The exercise: All lines from the beginning of the listing through the line with "rectangle (829, 551);" are to be copied word for word; the pictures are not.

Supplied data:

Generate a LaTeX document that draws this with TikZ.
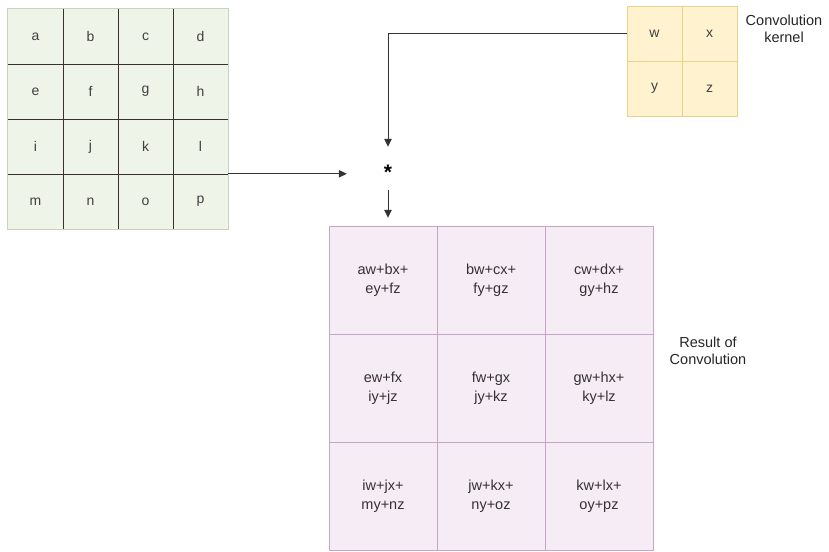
\documentclass[tikz,border=0pt]{standalone}
\usepackage{fontspec}
\setmainfont{Liberation Sans}
\usetikzlibrary{arrows.meta}
\definecolor{inputfill}{HTML}{EFF4E9}
\definecolor{inputedge}{HTML}{C9D3BC}
\definecolor{inputline}{HTML}{3B3030}
\definecolor{kernelfill}{HTML}{FFF3CF}
\definecolor{kerneledge}{HTML}{E9D38A}
\definecolor{resultfill}{HTML}{F6ECF5}
\definecolor{resultedge}{HTML}{C7A5C9}
\tikzset{
    line/.style={
        line width=1pt,
        black!80
    },
    arrow/.style={
        line,
        -{Triangle[length=2.8mm, width=2.6mm]}
    },
    incell/.style={
        fill=inputfill,
        minimum size=55pt,
        inner sep=0pt,
        text=black!75,
        font=\fontsize{14}{16}\selectfont
    },
    kcell/.style={
        draw=kerneledge,
        fill=kernelfill,
        minimum size=55pt,
        inner sep=0pt,
        text=black!75,
        font=\fontsize{14}{16}\selectfont
    },
    rcell/.style={
        draw=resultedge,
        fill=resultfill,
        minimum size=108pt,
        inner sep=0pt,
        align=center,
        text=black!80,
        font=\fontsize{14.5}{19}\selectfont
    },
    caption/.style={
        align=center,
        text=black!85,
        font=\fontsize{14.5}{16.5}\selectfont
    }
}

\begin{document}
\begin{tikzpicture}[x=1pt, y=-1pt]
    \useasboundingbox (0, 0) rectangle (829, 551);

    % 4x4 input
    \foreach \lbl [count=\n from 0] in {a,b,c,d,e,f,g,h,i,j,k,l,m,n,o,p} {
        \pgfmathtruncatemacro{\r}{int(\n / 4) + 1}
        \pgfmathtruncatemacro{\c}{mod(\n, 4) + 1}
        \node [incell] (in\r\c) at ({35.5 + 55 * (\c - 1)}, {36.5 + 55 * (\r - 1)}) {\lbl};
    }
    \draw [inputedge, line width=1.2pt] (in11.north west) rectangle (in44.south east);
    \foreach \i in {1, 2, 3} {
        \draw [inputline, line width=1.2pt] (in1\i.north east) -- (in4\i.south east);
        \draw [inputline, line width=1.2pt] (in\i1.south west) -- (in\i4.south east);
    }

    % 2x2 kernel
    \foreach \lbl [count=\n from 0] in {w,x,y,z} {
        \pgfmathtruncatemacro{\r}{int(\n / 2) + 1}
        \pgfmathtruncatemacro{\c}{mod(\n, 2) + 1}
        \node [kcell] (k\r\c) at ({654.5 + 55 * (\c - 1)}, {33.5 + 55 * (\r - 1)}) {\lbl};
    }
    \node [caption] (kcap) at (784, 29) {Convolution\\kernel};

    % 3x3 result
    \foreach \fst/\snd [count=\n from 0] in {
        aw+bx+/ey+fz, bw+cx+/fy+gz, cw+dx+/gy+hz,
        ew+fx/iy+jz, fw+gx/jy+kz, gw+hx+/ky+lz,
        iw+jx+/my+nz, jw+kx+/ny+oz, kw+lx+/oy+pz
    } {
        \pgfmathtruncatemacro{\r}{int(\n / 3) + 1}
        \pgfmathtruncatemacro{\c}{mod(\n, 3) + 1}
        \node [rcell] (r\r\c) at ({383 + 108 * (\c - 1)}, {280 + 108 * (\r - 1)}) {\fst\\\snd};
    }
    \node [caption] (rcap) at (708, 351) {Result of\\Convolution};

    \node [minimum width=82pt, minimum height=36pt, inner sep=0pt,
        font=\bfseries\fontsize{21}{21}\selectfont] (star) at (388, 172) {*};

    \draw [arrow] (in44.north east) -- (in44.north east -| star.west);
    \draw [arrow, shorten >=7pt] (k11.west) -| (star.north);
    \draw [arrow, shorten >=8pt] (star.south) -- (star.south |- r11.north);
\end{tikzpicture}
\end{document}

Solution for this problem:
Generate a LaTeX document that draws this with TikZ.
\documentclass[tikz,border=0pt]{standalone}
\usepackage{fontspec}
\setmainfont{Liberation Sans}
\usetikzlibrary{arrows.meta}
\definecolor{inputfill}{HTML}{EFF4E9}
\definecolor{inputedge}{HTML}{C9D3BC}
\definecolor{inputline}{HTML}{3B3030}
\definecolor{kernelfill}{HTML}{FFF3CF}
\definecolor{kerneledge}{HTML}{E9D38A}
\definecolor{resultfill}{HTML}{F6ECF5}
\definecolor{resultedge}{HTML}{C7A5C9}
\tikzset{
    line/.style={
        line width=1pt,
        black!80
    },
    arrow/.style={
        line,
        -{Triangle[length=2.8mm, width=2.6mm]}
    },
    incell/.style={
        fill=inputfill,
        minimum size=55pt,
        inner sep=0pt,
        text=black!75,
        font=\fontsize{14}{16}\selectfont
    },
    kcell/.style={
        draw=kerneledge,
        fill=kernelfill,
        minimum size=55pt,
        inner sep=0pt,
        text=black!75,
        font=\fontsize{14}{16}\selectfont
    },
    rcell/.style={
        draw=resultedge,
        fill=resultfill,
        minimum size=108pt,
        inner sep=0pt,
        align=center,
        text=black!80,
        font=\fontsize{14.5}{19}\selectfont
    },
    caption/.style={
        align=center,
        text=black!85,
        font=\fontsize{14.5}{16.5}\selectfont
    }
}

\begin{document}
\begin{tikzpicture}[x=1pt, y=-1pt]
    \useasboundingbox (0, 0) rectangle (829, 551);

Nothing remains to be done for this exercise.